Unifying Caching Objectives with Learning Relaxed Belady

Abstract

Caching is crucial to the end-to-end performance of distributed systems. By temporarily storing content that is commonly requested so that it can be served more quickly, this technique improves request latency and reduces load on backend servers. There are three objectives in caching: reducing object miss ratio, byte miss ratio, and miss ratio for unit-sized objects, with different objectives being important to different systems. Learning Relaxed Belady (LRB) is an existing machine learning (ML) caching algorithm that achieves substantially better byte miss ratios than other state-of-the-art approaches.
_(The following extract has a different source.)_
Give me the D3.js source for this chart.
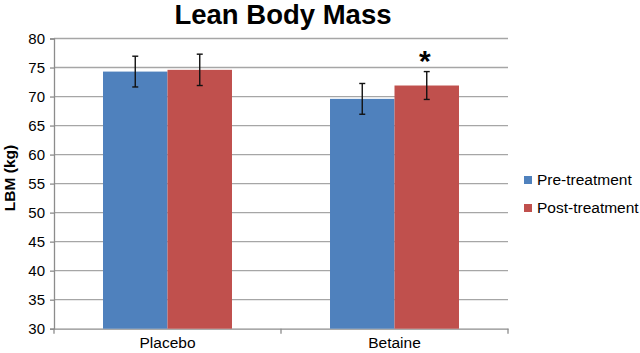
<!DOCTYPE html>
<html>
<head>
<meta charset="utf-8">
<script src="https://cdn.jsdelivr.net/npm/d3@7"></script>
<style>
  body { margin: 0; background: #fff; }
  text { font-family: "Liberation Sans", Arial, sans-serif; }
</style>
</head>
<body>
<svg id="chart" width="640" height="353"></svg>
<script>
var groups = ["Placebo", "Betaine"];
var seriesNames = ["Pre-treatment", "Post-treatment"];
var preValues = [74.3, 69.6];
var postValues = [74.6, 71.9];
var preErr = [2.65, 2.65];
var postErr = [2.7, 2.4];
var yTicks = [30, 35, 40, 45, 50, 55, 60, 65, 70, 75, 80];
var colors = ["#4F81BD", "#C0504D"];

var svg = d3.select("#chart");
// note: "top" is a window global, so use other names
var plotLeft = 54, plotRight = 508, plotTop = 38.5, plotBottom = 328.7;

var x0 = d3.scaleBand().domain(groups).range([plotLeft, plotRight]).padding(0);
var x1 = d3.scaleBand().domain(seriesNames)
  .range([0, x0.bandwidth()]).paddingInner(0).paddingOuter(0.76);
var y = d3.scaleLinear().domain([30, 80]).range([plotBottom, plotTop]);

// gridlines
svg.append("g").selectAll("line")
  .data(yTicks.slice(1))
  .join("line")
  .attr("x1", plotLeft).attr("x2", plotRight)
  .attr("y1", d => y(d)).attr("y2", d => y(d))
  .attr("stroke", "#a6a6a6")
  .attr("stroke-width", 1.3);

// y axis
var yAxis = svg.append("g")
  .attr("transform", "translate(" + plotLeft + ",0)")
  .call(d3.axisLeft(y).tickValues(yTicks).tickSize(4).tickPadding(5));
yAxis.select(".domain").attr("stroke", "#8c8c8c").attr("stroke-width", 1.3);
yAxis.selectAll(".tick line").attr("stroke", "#8c8c8c").attr("stroke-width", 1.3);
yAxis.selectAll(".tick text")
  .attr("font-size", 15)
  .attr("fill", "#000")
  .style("font-family", "Liberation Sans, Arial, sans-serif");

// x axis
var xAxis = svg.append("g")
  .attr("transform", "translate(0," + plotBottom + ")")
  .call(d3.axisBottom(x0).tickSize(0).tickPadding(8));
xAxis.select(".domain").attr("stroke", "#8c8c8c").attr("stroke-width", 1.3);
xAxis.selectAll(".tick text")
  .attr("font-size", 15.5)
  .attr("fill", "#000")
  .style("font-family", "Liberation Sans, Arial, sans-serif");
// category separator ticks
svg.append("g").selectAll("line")
  .data([plotLeft, plotLeft + x0.step(), plotRight])
  .join("line")
  .attr("x1", d => d).attr("x2", d => d)
  .attr("y1", plotBottom).attr("y2", plotBottom + 5)
  .attr("stroke", "#8c8c8c").attr("stroke-width", 1.3);

// bars
var rows = groups.map(function(g, i) {
  return [
    {group: g, name: seriesNames[0], value: preValues[i], err: preErr[i]},
    {group: g, name: seriesNames[1], value: postValues[i], err: postErr[i]}
  ];
});

var gg = svg.append("g").selectAll("g")
  .data(rows)
  .join("g")
  .attr("transform", d => "translate(" + x0(d[0].group) + ",0)");

gg.selectAll("rect")
  .data(d => d)
  .join("rect")
  .attr("x", d => x1(d.name))
  .attr("width", x1.bandwidth())
  .attr("y", d => y(d.value))
  .attr("height", d => y(30) - y(d.value))
  .attr("fill", (d, i) => colors[i]);

// error bars
var eb = gg.selectAll("g.err")
  .data(d => d)
  .join("g")
  .attr("class", "err")
  .attr("transform", d => "translate(" + (x1(d.name) + x1.bandwidth() / 2) + ",0)")
  .attr("stroke", "#111")
  .attr("stroke-width", 1.4);
eb.append("line")
  .attr("y1", d => y(d.value - d.err))
  .attr("y2", d => y(d.value + d.err));
eb.append("line")
  .attr("x1", -3).attr("x2", 3)
  .attr("y1", d => y(d.value + d.err)).attr("y2", d => y(d.value + d.err));
eb.append("line")
  .attr("x1", -3).attr("x2", 3)
  .attr("y1", d => y(d.value - d.err)).attr("y2", d => y(d.value - d.err));

// significance star over betaine post-treatment
svg.append("text")
  .attr("x", x0("Betaine") + x1("Post-treatment") + x1.bandwidth() / 2 - 2)
  .attr("y", y(postValues[1] + postErr[1]) - 1)
  .attr("text-anchor", "middle")
  .attr("font-size", 30)
  .attr("font-weight", "bold")
  .text("*");

// title
svg.append("text")
  .attr("x", (plotLeft + plotRight) / 2 + 2)
  .attr("y", 24)
  .attr("text-anchor", "middle")
  .attr("font-size", 27.5)
  .attr("font-weight", "bold")
  .text("Lean Body Mass");

// y label
svg.append("text")
  .attr("transform", "translate(15,178) rotate(-90)")
  .attr("text-anchor", "middle")
  .attr("font-size", 15.5)
  .attr("font-weight", "bold")
  .text("LBM (kg)");

// legend
var lg = svg.append("g").selectAll("g")
  .data(seriesNames)
  .join("g")
  .attr("transform", (d, i) => "translate(524," + (176 + i * 28) + ")");
lg.append("rect")
  .attr("width", 8).attr("height", 8)
  .attr("fill", (d, i) => colors[i]);
lg.append("text")
  .attr("x", 13).attr("y", 8.5)
  .attr("font-size", 15.5)
  .text(d => d);
</script>
</body>
</html>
In this thesis, we adapt LRB for the other two objectives: object miss ratio and caching for unit-sized objects. Object miss ratio is a crucial metric to a wide range of caches, including CDN in-memory caches and key-value caches for large storage systems. Decreasing object miss ratio translates directly into improved application performance. We apply a novel technique, byte sampling, to LRB that allows it to outperform other methods for object miss ratio. LRB also performs better than other policies for unit-sized traces, demonstrating the broad applicability of this algorithm. We evaluate LRB on 5 production traces and demonstrate its robustness in performance on varying workloads. LRB, enhanced with byte sampling, is the only algorithm we know of that can consistently outperform other state-of-the-art policies for all three caching objectives. We unify these objectives with this algorithm and simplify the method through which further advancements can be made.